Now that the mystery is solved, we'll fix it soon. Sorry for the inconvenience.

Apr 23, 2014 at 11:55 PM
Hi apapadimoulis,

Another question, did you run nuget.exe push on a machine with only .NET 4.0? Running nuget.exe push on a machine with .NET 4.5 works correctly with integrated windows authentication. Just want to make sure what I'm trying to fix is the cause of your problem.
Apr 29, 2014 at 10:17 PM
Hi apapadimoulis,

We believe the problem is now fixed: we reverted the change that caused all those auth problems. The original change was to fix out-of-memory problem by disable buffering when sending PUT requests. This change is reverted, and we added a new option -DisableBuffering instead.
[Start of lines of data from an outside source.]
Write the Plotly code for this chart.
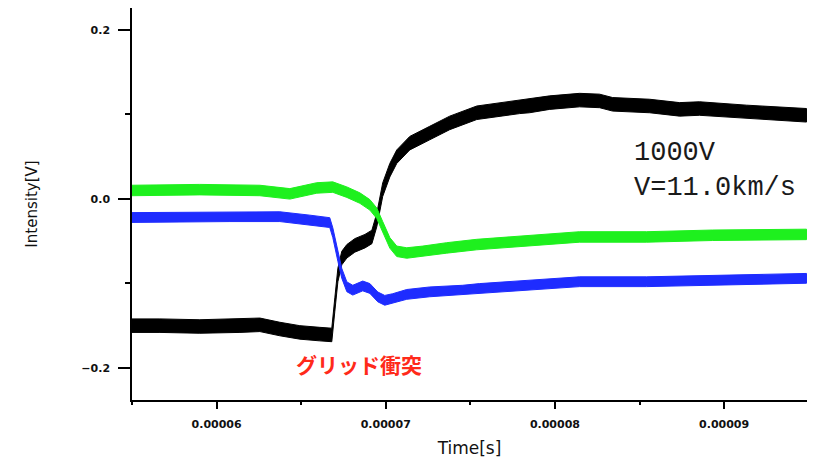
import plotly.graph_objects as go

# Time stamps in microseconds and signal levels in volts for each channel
t_black_us = [55.00, 56.65, 59.01, 61.38, 62.56, 63.74, 64.92, 66.10, 66.81, 66.99,
              67.17, 67.40, 67.70, 68.17, 68.77, 69.18, 69.47, 69.82, 70.24, 70.65,
              71.42, 72.60, 73.78, 75.38, 77.91, 78.50, 79.69, 81.46, 82.64, 83.41,
              85.60, 87.37, 88.55, 91.33, 94.87]
black_v = [-0.150, -0.150, -0.151, -0.150, -0.149, -0.154, -0.158, -0.160, -0.161, -0.125,
           -0.090, -0.070, -0.062, -0.055, -0.050, -0.045, -0.025, 0.011, 0.034, 0.050,
           0.066, 0.078, 0.090, 0.102, 0.109, 0.110, 0.114, 0.117, 0.116, 0.112,
           0.110, 0.106, 0.107, 0.103, 0.099]

t_green_us = [55.00, 59.01, 62.56, 64.33, 65.92, 66.87, 67.70, 68.47, 69.06, 69.47,
              69.82, 70.24, 70.65, 71.24, 72.19, 73.60, 75.38, 78.50, 81.46, 85.42,
              89.32, 94.87]
green_v = [0.010, 0.011, 0.010, 0.006, 0.013, 0.014, 0.008, 0.001, -0.007, -0.017,
           -0.033, -0.052, -0.062, -0.064, -0.062, -0.058, -0.054, -0.049, -0.045, -0.045,
           -0.043, -0.042]

t_blue_us = [55.00, 60.79, 63.74, 65.51, 66.69, 66.87, 67.17, 67.40, 67.70, 68.05,
             68.64, 69.06, 69.53, 69.94, 70.41, 71.24, 72.60, 74.55, 75.55, 78.50,
             81.46, 85.42, 89.32, 94.87]
blue_v = [-0.022, -0.021, -0.021, -0.025, -0.028, -0.040, -0.068, -0.088, -0.104, -0.108,
          -0.103, -0.106, -0.116, -0.120, -0.118, -0.113, -0.110, -0.108, -0.106, -0.102,
          -0.098, -0.098, -0.096, -0.094]

# Approximate noise half-amplitude of each channel (V)
noise_black = 0.0080
noise_green = 0.0062
noise_blue = 0.0058

x_ticks = [6e-5, 7e-5, 8e-5, 9e-5]
y_ticks = [-0.2, 0.0, 0.2]


def band(t_us, v, hw, color, name):
    t = [u * 1e-6 for u in t_us]
    upper = [a + hw for a in v]
    lower = [a - hw for a in v]
    return go.Scatter(
        x=t + t[::-1],
        y=upper + lower[::-1],
        mode="lines",
        fill="toself",
        fillcolor=color,
        line=dict(color=color, width=1),
        name=name,
        showlegend=False,
        hoverinfo="skip",
    )


fig = go.Figure()
fig.add_trace(band(t_black_us, black_v, noise_black, "#000000", "black"))
fig.add_trace(band(t_green_us, green_v, noise_green, "#1ef01e", "green"))
fig.add_trace(band(t_blue_us, blue_v, noise_blue, "#1e2cff", "blue"))

tick_font = dict(family="DejaVu Sans", size=11, color="#111111", weight="bold")

fig.update_layout(
    width=832,
    height=460,
    margin=dict(l=132, r=25, t=8, b=60),
    paper_bgcolor="white",
    plot_bgcolor="white",
    showlegend=False,
    xaxis=dict(
        range=[5.50e-5, 9.49e-5],
        tickvals=x_ticks,
        tickformat=".5f",
        ticks="outside",
        ticklen=7,
        tickwidth=1.5,
        tickcolor="black",
        minor=dict(dtick=5e-6, tick0=6e-5, ticks="outside", ticklen=3,
                   tickwidth=1.5, tickcolor="black"),
        showline=True,
        linecolor="black",
        linewidth=1.5,
        showgrid=False,
        zeroline=False,
        automargin=False,
        tickfont=tick_font,
        ticklabelstandoff=6,
        title=dict(text="Time[s]", font=dict(family="DejaVu Sans", size=17, color="#111111"),
                   standoff=12),
    ),
    yaxis=dict(
        range=[-0.238, 0.226],
        tickvals=y_ticks,
        tickformat=".1f",
        ticks="outside",
        ticklen=12,
        tickwidth=1.5,
        tickcolor="black",
        minor=dict(dtick=0.1, tick0=0, ticks="outside", ticklen=5,
                   tickwidth=1.5, tickcolor="black"),
        showline=True,
        linecolor="black",
        linewidth=1.5,
        showgrid=False,
        zeroline=False,
        automargin=False,
        tickfont=tick_font,
        ticklabelstandoff=6,
        title=dict(text="Intensity[V]", font=dict(family="DejaVu Sans", size=15, color="#111111"),
                   standoff=40),
    ),
)

fig.add_annotation(x=8.453e-5, y=0.034, xref="x", yref="y",
                   text="1000V<br>V=11.0km/s",
                   showarrow=False, xanchor="left", yanchor="middle", align="left",
                   font=dict(family="Liberation Mono", size=27, color="#1a1a1a"))
fig.add_annotation(x=6.841e-5, y=-0.195, xref="x", yref="y", text="グリッド衝突",
                   showarrow=False, xanchor="center", yanchor="middle",
                   font=dict(family="Noto Sans CJK JP", size=21, color="#ff2a1a", weight="bold"))

fig.write_html("out.html")
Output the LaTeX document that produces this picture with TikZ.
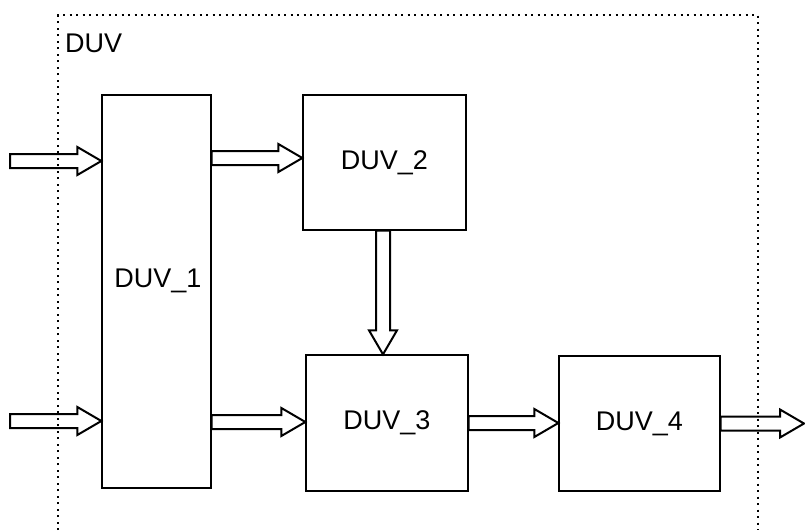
\documentclass[tikz,border=0pt]{standalone}
\usepackage{fontspec}
\setmainfont{Liberation Sans}
\usetikzlibrary{calc}
\newcommand{\duvfont}{\fontsize{27}{32}\selectfont}
\tikzset{
  block/.style={draw, line width=1.3pt, inner sep=0pt, font=\duvfont},
  label text/.style={inner sep=0pt, font=\duvfont},
  border/.style={line width=2pt, dash pattern=on 2pt off 4.5pt},
  % outlined block arrow from start to target
  bigarrow/.style={line width=2pt, to path={
    let \p1=(\tikztostart), \p2=(\tikztotarget),
        \n1={atan2(\y2-\y1,\x2-\x1)},
        \p3=($(\p2)+({\n1+180}:24pt)$) in
    ($(\p1)+({\n1+90}:7pt)$) -- ($(\p3)+({\n1+90}:7pt)$) -- ($(\p3)+({\n1+90}:14pt)$)
    -- (\p2) -- ($(\p3)+({\n1-90}:14pt)$) -- ($(\p3)+({\n1-90}:7pt)$)
    -- ($(\p1)+({\n1-90}:7pt)$) -- cycle}}
}
\begin{document}
\begin{tikzpicture}[x=1pt,y=-1pt]
    \useasboundingbox (0,0) rectangle (805,530);
    \draw[border] (58,530) -- (58,15) -- (758,15) -- (758,530);
    \node[label text, anchor=base west] (duv) at (65,52) {DUV};
    % blocks
    \node[block, minimum width=109pt, minimum height=393pt] (d1) at (156.5,291.5) {};
    \node[label text, anchor=base] (d1text) at (158,287) {DUV\_1};
    \node[block, minimum width=163pt, minimum height=135pt] (d2) at (384.5,162.5) {DUV\_2};
    \node[block, minimum width=162pt, minimum height=136pt] (d3) at (387,423) {DUV\_3};
    \node[block, minimum width=161pt, minimum height=135pt] (d4) at (639.5,423.5) {DUV\_4};
    % free ends
    \coordinate (in1) at (10,161);
    \coordinate (in2) at (10,421);
    \coordinate (out) at (804,423);
    % arrows
    \draw[bigarrow] (in1) to (in1 -| d1.west);
    \draw[bigarrow] (in2) to (in2 -| d1.west);
    \draw[bigarrow] (d1.east |- 0,158) to (d2.west |- 0,158);
    \draw[bigarrow] (d1.east |- 0,422) to (d3.west |- 0,422);
    \draw[bigarrow] (d2.south -| 383,0) to (d3.north -| 383,0);
    \draw[bigarrow] (d3.east) to (d3.east -| d4.west);
    \draw[bigarrow] (d4.east) to (d4.east -| out);
\end{tikzpicture}
\end{document}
You can try the new build at
Apr 30, 2014 at 6:42 PM

Thanks for the update feiling -- and good idea to add these edge cases as additional options, especially to help with backwards compatability.

May 7, 2014 at 11:29 PM
Our test plan overview is now published here:

And we sent a message out to the NuGet Ecosystem Google group:!topic/nuget-ecosystem/L-PZFf7qQk4

If you haven't yet joined the NuGet Ecosystem Google group, please do so.
May 7, 2014 at 11:30 PM

Great news, thanks!!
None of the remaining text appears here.